===== DATA EXTRACT

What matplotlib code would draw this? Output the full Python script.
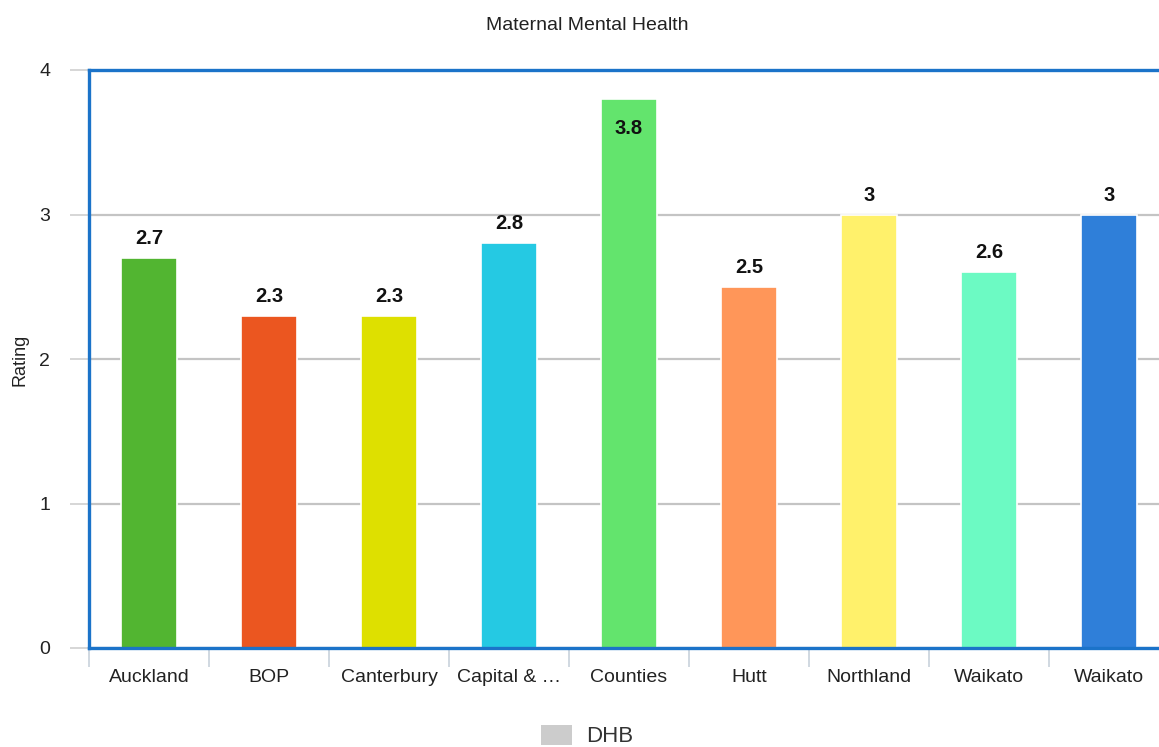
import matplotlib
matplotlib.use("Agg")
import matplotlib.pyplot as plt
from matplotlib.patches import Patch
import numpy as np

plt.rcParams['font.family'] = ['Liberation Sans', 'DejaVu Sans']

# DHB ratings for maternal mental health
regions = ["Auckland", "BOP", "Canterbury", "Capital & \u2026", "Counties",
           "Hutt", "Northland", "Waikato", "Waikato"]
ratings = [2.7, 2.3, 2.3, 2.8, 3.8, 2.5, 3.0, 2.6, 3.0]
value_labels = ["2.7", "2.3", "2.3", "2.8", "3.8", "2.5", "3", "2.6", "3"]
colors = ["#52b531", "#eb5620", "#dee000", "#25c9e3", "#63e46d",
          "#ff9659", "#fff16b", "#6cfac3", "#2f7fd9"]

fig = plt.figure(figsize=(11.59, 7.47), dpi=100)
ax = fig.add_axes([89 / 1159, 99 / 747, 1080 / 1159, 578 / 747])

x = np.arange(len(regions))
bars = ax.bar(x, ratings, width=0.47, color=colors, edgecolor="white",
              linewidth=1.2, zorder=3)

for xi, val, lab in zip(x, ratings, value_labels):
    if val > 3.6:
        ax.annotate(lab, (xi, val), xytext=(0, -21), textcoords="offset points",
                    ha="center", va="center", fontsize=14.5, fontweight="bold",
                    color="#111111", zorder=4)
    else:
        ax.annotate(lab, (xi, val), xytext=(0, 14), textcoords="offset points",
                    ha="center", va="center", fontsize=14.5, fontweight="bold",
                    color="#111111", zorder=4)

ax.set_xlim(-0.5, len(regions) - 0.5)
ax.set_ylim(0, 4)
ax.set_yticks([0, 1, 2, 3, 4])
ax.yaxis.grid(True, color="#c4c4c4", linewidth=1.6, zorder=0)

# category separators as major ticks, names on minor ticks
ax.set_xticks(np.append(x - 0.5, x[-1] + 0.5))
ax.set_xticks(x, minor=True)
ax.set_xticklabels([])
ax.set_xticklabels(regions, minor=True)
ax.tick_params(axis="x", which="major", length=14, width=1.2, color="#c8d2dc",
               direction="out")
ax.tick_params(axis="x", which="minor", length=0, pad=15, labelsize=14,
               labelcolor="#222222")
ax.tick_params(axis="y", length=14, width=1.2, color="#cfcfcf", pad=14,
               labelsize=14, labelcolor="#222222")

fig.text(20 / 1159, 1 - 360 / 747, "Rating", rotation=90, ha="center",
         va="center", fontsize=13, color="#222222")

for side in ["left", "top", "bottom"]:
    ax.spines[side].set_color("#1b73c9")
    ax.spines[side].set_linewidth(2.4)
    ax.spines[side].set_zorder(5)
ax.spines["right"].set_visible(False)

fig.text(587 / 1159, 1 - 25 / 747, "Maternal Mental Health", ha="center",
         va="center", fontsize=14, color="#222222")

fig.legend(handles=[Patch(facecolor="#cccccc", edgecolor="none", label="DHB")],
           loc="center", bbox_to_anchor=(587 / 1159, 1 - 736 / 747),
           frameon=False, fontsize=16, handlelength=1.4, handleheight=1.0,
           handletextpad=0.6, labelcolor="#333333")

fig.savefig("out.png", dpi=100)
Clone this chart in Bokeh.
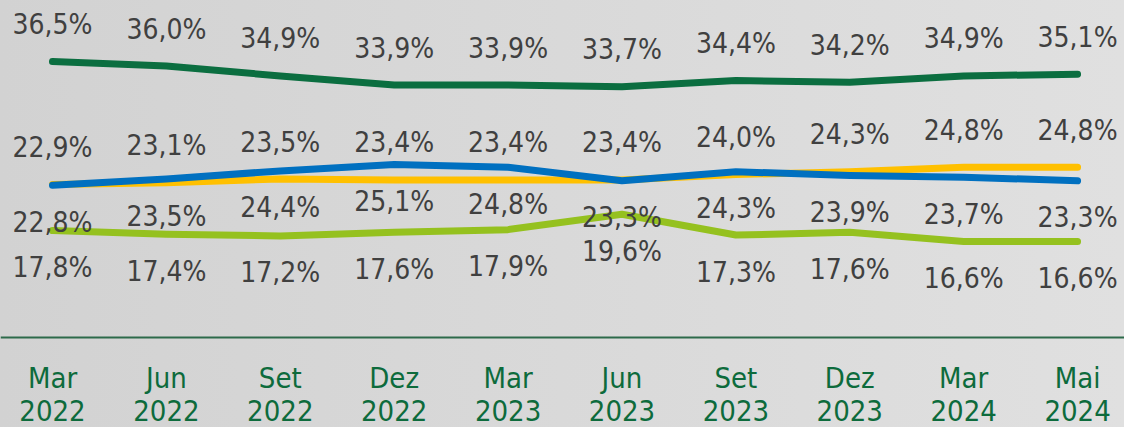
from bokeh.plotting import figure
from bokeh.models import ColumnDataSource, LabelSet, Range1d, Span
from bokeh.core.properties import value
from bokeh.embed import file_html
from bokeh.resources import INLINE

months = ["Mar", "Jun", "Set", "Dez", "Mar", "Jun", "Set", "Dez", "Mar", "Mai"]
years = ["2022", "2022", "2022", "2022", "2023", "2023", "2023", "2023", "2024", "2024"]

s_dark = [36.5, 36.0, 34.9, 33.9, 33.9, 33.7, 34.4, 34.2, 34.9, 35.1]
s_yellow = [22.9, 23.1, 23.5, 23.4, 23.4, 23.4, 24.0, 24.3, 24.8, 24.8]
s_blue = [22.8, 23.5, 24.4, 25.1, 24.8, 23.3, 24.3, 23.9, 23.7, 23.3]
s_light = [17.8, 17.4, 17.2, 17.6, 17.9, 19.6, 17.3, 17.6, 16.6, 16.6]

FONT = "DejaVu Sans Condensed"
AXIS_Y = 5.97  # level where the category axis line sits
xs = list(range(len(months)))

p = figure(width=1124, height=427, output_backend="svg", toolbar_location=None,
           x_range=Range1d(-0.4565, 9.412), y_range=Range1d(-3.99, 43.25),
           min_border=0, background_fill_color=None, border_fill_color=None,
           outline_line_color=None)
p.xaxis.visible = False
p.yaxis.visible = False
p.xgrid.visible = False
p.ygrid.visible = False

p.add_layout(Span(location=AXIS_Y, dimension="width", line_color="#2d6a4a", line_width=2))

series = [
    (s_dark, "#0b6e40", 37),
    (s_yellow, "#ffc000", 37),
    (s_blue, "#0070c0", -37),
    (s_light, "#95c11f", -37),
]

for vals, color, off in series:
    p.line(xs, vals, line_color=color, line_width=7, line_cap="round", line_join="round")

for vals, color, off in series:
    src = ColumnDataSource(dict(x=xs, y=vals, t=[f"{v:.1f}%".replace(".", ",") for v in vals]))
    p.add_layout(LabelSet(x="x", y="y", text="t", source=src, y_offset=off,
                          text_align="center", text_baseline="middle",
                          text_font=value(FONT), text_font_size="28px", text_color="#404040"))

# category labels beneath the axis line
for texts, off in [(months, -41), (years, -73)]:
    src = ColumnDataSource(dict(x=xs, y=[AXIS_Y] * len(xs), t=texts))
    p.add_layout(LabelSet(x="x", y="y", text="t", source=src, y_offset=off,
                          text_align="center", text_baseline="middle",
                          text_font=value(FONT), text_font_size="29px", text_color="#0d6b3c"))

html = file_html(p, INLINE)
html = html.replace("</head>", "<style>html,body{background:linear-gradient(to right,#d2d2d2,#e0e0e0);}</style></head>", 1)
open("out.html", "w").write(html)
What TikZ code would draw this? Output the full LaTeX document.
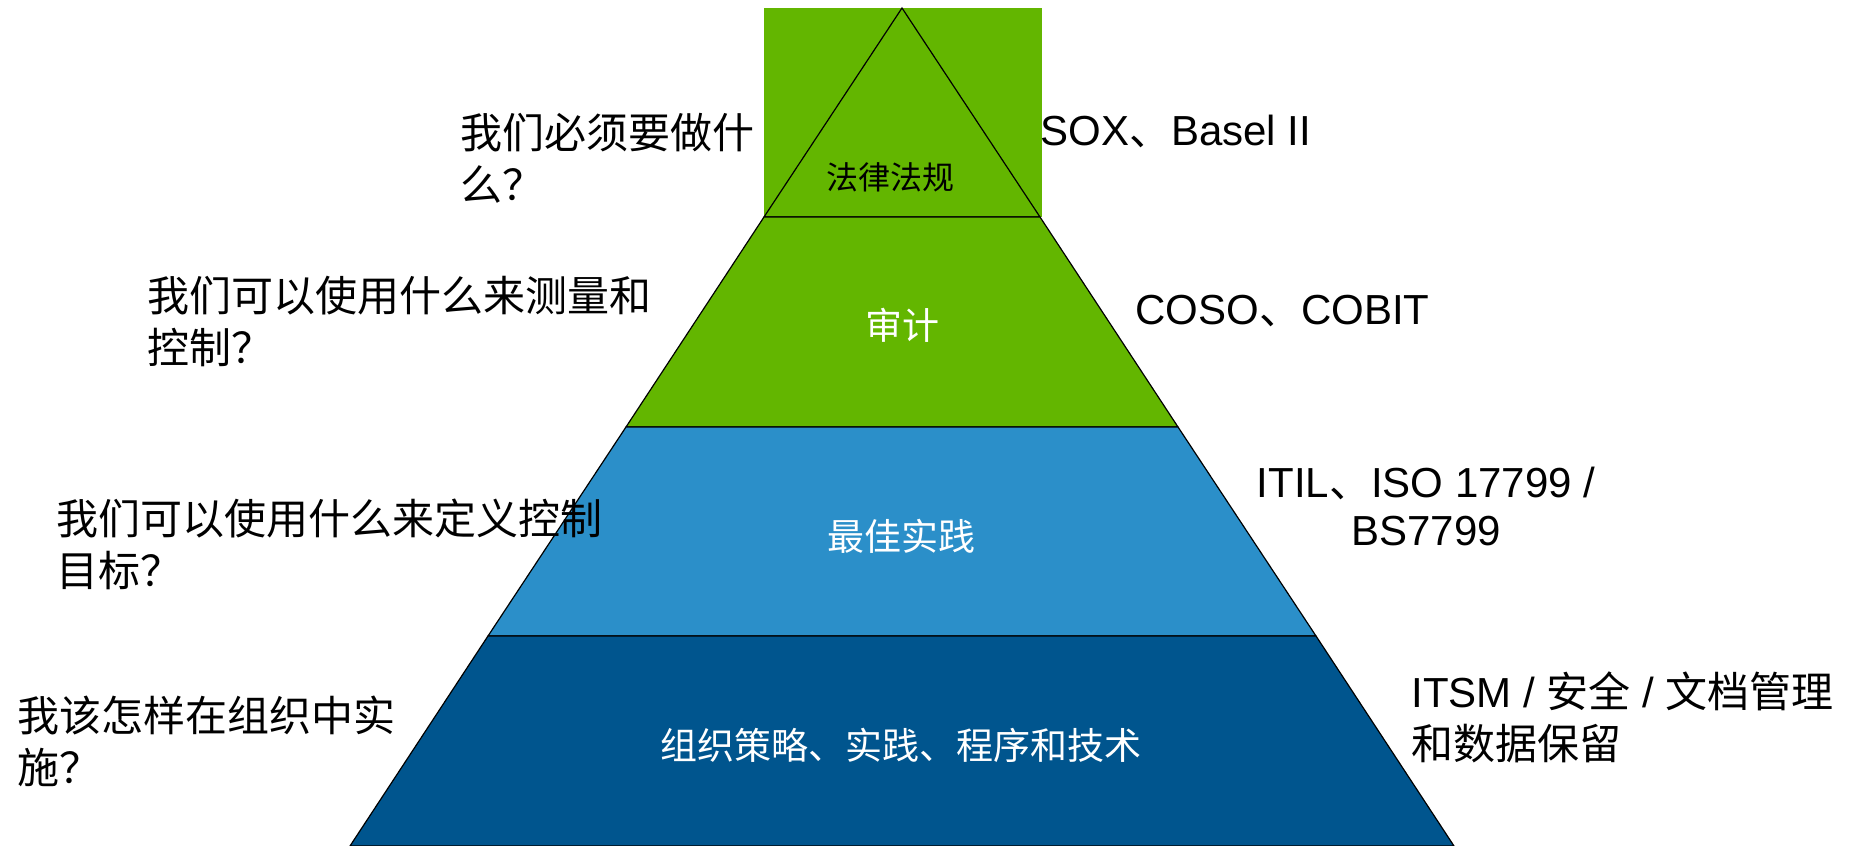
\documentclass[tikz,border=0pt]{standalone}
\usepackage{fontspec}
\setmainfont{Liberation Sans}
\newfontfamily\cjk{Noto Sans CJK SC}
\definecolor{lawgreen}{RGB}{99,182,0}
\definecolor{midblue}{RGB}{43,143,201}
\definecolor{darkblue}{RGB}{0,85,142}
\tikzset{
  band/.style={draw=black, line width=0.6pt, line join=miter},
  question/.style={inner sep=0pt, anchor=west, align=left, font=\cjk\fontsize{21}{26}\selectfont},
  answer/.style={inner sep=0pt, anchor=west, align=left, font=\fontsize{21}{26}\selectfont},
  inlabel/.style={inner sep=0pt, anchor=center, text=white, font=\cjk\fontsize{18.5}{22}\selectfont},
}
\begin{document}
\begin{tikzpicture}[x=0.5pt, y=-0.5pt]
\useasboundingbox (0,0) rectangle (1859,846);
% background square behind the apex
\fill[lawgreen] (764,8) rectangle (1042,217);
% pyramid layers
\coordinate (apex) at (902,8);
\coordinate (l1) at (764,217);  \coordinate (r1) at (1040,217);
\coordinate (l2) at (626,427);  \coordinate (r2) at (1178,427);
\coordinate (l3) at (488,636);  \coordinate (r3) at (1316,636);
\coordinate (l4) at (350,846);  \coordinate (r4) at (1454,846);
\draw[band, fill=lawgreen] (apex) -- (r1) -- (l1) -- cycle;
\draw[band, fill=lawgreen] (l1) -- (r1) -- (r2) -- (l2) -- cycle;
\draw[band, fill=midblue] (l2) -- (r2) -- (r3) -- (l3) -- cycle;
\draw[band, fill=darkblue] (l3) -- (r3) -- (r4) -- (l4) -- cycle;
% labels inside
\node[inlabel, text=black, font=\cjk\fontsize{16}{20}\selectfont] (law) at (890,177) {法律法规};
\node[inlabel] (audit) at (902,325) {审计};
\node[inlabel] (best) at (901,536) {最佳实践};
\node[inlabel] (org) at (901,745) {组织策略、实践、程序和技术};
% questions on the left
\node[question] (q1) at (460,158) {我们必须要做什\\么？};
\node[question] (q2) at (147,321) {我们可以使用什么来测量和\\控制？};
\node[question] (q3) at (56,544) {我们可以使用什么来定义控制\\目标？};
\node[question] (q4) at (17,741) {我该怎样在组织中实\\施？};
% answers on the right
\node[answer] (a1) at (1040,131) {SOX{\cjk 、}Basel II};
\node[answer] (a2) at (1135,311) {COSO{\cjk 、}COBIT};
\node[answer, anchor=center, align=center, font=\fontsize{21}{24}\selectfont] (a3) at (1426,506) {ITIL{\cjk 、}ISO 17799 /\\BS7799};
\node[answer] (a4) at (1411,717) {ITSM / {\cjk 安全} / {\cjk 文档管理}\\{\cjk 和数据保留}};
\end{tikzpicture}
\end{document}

==========

WORK INSTRUCTIONS:
From the opening line of the listing above through the line bearing "plt.rcParams['font.family'] = ['Liberation", repeat each line exactly. Drop every picture.

WORKED ANSWER:
What matplotlib code would draw this? Output the full Python script.
import matplotlib
matplotlib.use("Agg")
import matplotlib.pyplot as plt
from matplotlib.patches import Patch
import numpy as np

plt.rcParams['font.family'] = ['Liberation Sans', 'DejaVu Sans']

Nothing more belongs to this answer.